Esta ambigüedad argentina, este zigzagueo entre pedir Estado y rechazar la política, produce que muchos digan, repitan y machaquen: los sindicatos son mafias, los empleados públicos son privilegiados, los que cobran planes son vagos. Así, muchas veces vimos cómo se formula un discurso en el que las víctimas de una economía injusta resultarían las culpables. ¿Pero cómo conciliamos todas estas cosas? Porque del otro lado pasa lo mismo: desde la política (desde el peronismo, desde el progresismo, desde la militancia), miramos con desconfianza a los empresarios. Siempre vemos lo mismo: quieren flexibilización laboral para explotar sin derechos a los que trabajan, quieren fugar los dólares, quieren importar de China para no producir acá, etc.
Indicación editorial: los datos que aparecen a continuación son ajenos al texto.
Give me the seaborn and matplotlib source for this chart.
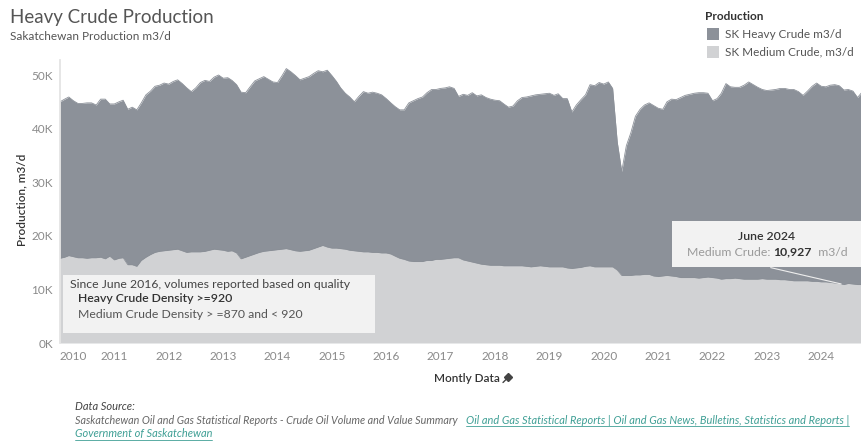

En suma: vivimos en un país de prejuicios rígidos. Necesitamos quebrar esa inercia que nos lleva a este empate donde todos nos quedamos con nuestras verdades, donde todos tenemos razón.
Soy un tipo que pastorea, que camina, que habla y escucha con serenidad. Aspiro siempre a expresar la realidad de los que más sufren. Pero se hacen necesarios para este tiempo la construcción de puentes entre los distintos mundos, entre personas que quizás nunca se miraron a los ojos. Pregunto: ¿tuvimos oportunidad de escucharnos los argentinos?
Hace unos años vi un documental. Se trataba de algo insólito: un músico afroamericano que cruza los Estados Unidos recorriendo todos los pueblos perdidos donde aún hay miembros del Ku Klux Klan. ¿Qué hacía? Se iba a hablar y a escuchar. ¿Cuál fue el resultado? Coleccionó máscaras de 200 miembros del KKK que nunca habían conocido a un hombre negro. Nadie se despintó. Los negros siguieron siendo negros, los blancos siguieron siendo blancos. Pero germinó un espíritu de tolerancia que no se impuso de arriba hacia abajo sino que nació de sus corazones. Él los vio llorar, vio quiénes eran esos que lo odiaban, descubrió la miseria también de ese hombre blanco del interior profundo de un Estados Unidos que conocía la crisis, la desindustrialización, el descalabro de su viejo sueño industrial. Pero destaco la pequeña propuesta que anida ahí: conocer al otro, ir a buscarlo. Créanme: los argentinos nos gritamos en las tribunas, pero nos entendemos en un café. No lo digo porque crea utópicamente que se puede reconciliar todo, sino que se puede aprender a vivir en la diferencia. Si un empresario se toma un café con un cartonero al otro día uno seguirá siendo empresario y el otro juntando cartón. Pero creo en la chispa sensible de las personas, en la conciencia, en que podemos mirar nuestra vida y agregarle dimensiones. Así como un día descubrimos el placer por la música, por el cine, por la literatura. Un día descubrimos el placer por la justicia, por la justicia social. Aunque suene egoísta hay que decirlo: "lo que reparo en otros lo reparo en mí". La indiferencia es nuestro enemigo. No es el que piensa distinto nuestro enemigo. Es el que nunca pensó en esto.
La Argentina tiene una tarea: romper prejuicios para volver a reconstruirse. Recordemos las palabras de John F. Kennedy, cuando a los ojos del mundo lanzó un imperativo para sus compatriotas, y les dijo (palabra más, palabra menos) que no se pregunten qué puede hacer el país por ustedes, sino qué pueden hacer ustedes por el país. Esa pregunta en estos tiempos de crisis tiene que retumbar en cada conciencia y, más aún, en la conciencia de quienes más tienen, de los más poderosos de nuestra tierra.